1877 Funerals of Dixons Pit Fatalities

2005 Dixons Pit Monument in High Blantyre

2005 Dixons Pit Monument in High Blantyre

With so many men and boys losing their lives in the Dixons Pit Disaster in High Blantyre on 22nd October 1877, the only way the authorities could deal with such funeral arrangements, was by a mass burial. This took place at High Blantyre Cemetery, where all non Catholics were buried, with Catholic men and boys taken to Dalbeath.

At High Blantyre, nine days after the explosion thousands of Blantyre residents (keeping in mind there were only about 10,000 people in the town at the time) lined the streets and crammed themselves on to the pavements at Cemetery Road. People jostled with each other to gain the most advantageous view. The crowd was extended hugely more, by visitors who poured off trains to come and see the spectacle, including many reporters from all across Britain. Amongst them, a number of opportunists , intending to make the best of the empty houses. It is alleged, when caught, several of these people were left in the hands of the miners, rathe than police. Blantyre’s muddy and grimy streets failed to cope with such an influx of people into the town and with the weather being particularly wet that week, the roads struggled and people are known to have been stuck knee deep in mud.

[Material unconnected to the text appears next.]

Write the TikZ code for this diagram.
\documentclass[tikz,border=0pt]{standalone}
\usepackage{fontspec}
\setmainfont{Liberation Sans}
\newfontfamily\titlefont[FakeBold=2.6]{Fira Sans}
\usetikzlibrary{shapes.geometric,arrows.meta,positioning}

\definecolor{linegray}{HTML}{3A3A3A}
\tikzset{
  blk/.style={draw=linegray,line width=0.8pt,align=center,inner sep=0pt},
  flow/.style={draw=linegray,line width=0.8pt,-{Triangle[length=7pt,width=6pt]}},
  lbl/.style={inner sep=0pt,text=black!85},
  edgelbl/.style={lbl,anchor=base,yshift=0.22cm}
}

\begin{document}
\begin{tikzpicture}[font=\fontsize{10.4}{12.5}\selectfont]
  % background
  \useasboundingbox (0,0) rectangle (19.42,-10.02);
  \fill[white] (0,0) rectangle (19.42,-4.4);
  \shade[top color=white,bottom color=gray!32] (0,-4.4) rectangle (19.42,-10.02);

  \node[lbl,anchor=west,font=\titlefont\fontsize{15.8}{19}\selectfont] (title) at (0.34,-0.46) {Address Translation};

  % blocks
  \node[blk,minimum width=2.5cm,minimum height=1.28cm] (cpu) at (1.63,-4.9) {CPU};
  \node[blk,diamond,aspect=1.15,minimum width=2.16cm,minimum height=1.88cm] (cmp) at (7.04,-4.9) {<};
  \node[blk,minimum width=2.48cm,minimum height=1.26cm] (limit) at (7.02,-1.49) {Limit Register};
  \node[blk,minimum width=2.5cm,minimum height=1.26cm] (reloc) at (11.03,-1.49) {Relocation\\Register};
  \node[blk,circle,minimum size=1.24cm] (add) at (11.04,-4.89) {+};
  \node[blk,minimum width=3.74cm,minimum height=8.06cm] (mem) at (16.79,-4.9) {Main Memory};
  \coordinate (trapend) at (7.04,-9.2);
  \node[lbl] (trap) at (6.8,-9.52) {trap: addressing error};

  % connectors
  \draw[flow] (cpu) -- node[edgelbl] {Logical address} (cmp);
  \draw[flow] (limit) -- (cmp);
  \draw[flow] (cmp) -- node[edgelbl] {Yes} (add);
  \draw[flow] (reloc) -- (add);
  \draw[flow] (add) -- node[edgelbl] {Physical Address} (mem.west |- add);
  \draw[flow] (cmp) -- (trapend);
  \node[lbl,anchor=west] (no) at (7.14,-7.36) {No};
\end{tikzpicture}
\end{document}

At the North East side of High Blantyre Cemetery the authorities dug a huge trench of 50 yards x 3 yards and 2 yards deep. The lengthy procedure of lowering the coffins carefully into the ground began, observed closely by the families of the deceased. For many though, this was still a period where their loved ones hadn’t yet been recovered from the pit, and nine days on, hope of them being rescued would have been diminishing rapidly, especially as they witnessed the sight of their colleagues being buried. The coffins were covered over.

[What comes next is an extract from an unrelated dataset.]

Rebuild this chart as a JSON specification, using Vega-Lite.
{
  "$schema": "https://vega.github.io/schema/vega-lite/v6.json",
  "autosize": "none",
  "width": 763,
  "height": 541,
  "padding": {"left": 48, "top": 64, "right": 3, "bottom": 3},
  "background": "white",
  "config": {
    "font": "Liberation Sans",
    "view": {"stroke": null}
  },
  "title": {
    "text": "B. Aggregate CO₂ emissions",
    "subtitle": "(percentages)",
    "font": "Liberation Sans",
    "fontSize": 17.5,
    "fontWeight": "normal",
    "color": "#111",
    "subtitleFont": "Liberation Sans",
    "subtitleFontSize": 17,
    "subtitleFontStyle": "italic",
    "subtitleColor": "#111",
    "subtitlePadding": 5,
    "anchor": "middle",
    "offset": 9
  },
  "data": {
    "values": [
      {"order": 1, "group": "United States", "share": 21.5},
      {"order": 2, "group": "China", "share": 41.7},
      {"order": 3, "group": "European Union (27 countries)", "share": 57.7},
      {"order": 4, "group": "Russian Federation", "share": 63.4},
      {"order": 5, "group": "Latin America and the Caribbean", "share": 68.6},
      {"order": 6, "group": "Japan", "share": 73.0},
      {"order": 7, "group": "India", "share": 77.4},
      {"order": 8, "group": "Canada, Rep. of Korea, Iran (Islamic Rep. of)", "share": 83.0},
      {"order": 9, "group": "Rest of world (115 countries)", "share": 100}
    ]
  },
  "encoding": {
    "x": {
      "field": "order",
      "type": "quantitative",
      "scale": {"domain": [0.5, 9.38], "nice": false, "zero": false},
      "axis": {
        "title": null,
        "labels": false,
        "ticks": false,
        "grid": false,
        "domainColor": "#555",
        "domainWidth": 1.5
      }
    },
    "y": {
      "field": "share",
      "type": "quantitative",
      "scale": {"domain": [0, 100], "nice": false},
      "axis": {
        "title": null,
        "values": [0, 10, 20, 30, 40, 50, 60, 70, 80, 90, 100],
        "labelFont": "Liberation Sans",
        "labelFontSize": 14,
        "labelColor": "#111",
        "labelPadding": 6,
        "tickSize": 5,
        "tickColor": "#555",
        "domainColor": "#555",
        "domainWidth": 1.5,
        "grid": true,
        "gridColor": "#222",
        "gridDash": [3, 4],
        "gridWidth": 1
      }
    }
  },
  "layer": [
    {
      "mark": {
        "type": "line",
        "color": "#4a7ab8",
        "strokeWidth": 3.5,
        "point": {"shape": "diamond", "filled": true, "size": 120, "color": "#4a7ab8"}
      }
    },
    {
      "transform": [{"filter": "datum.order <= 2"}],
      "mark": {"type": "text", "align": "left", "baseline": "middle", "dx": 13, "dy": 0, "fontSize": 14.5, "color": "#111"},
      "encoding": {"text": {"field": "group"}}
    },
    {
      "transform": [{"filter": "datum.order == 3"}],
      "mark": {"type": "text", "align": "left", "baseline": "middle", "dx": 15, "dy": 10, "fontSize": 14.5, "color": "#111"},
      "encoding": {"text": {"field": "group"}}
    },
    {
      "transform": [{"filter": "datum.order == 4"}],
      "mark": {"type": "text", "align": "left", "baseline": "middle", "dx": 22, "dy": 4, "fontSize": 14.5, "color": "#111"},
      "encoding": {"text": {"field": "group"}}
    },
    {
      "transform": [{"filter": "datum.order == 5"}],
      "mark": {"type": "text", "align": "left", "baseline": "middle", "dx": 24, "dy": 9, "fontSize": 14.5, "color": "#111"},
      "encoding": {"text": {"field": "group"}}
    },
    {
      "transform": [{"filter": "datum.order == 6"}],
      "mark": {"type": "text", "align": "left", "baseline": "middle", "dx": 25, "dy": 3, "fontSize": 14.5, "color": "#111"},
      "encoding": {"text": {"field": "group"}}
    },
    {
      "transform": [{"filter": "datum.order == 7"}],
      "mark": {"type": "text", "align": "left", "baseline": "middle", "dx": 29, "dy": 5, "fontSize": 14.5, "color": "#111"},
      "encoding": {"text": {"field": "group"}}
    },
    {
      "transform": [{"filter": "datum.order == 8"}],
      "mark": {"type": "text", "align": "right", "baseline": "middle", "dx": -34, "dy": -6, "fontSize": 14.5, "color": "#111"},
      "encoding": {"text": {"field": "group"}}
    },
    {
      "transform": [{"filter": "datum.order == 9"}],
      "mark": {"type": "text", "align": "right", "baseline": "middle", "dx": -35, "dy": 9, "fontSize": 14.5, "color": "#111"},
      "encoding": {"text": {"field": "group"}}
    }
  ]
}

Dixons, the colliery owners would later go on to place a monument to all the people lost that October day. (pictured) The final numbers of the dead vary greatly from report to report. From 215 to 240 and I’ve even seen a report that suggested there were 262 miners dead (although i think that one included the survivors)

On social media:

  • Russell Boyd Ive heard stories of over 300. Apparently a lot of unregistered immigrants names were never added to the official total. Probably just sensationalism though
  • Ann Crossar My 2nd great grand uncle died in Dixons disaster – William Primrose age 17 – he was interred in double family lair at High Blantyre Old Cemetery – section D lair 323/324 on 6/11/1877.
    I only found this out recently by emailing cemeteries and they provided details of the lair and everyone who is interred in the lair.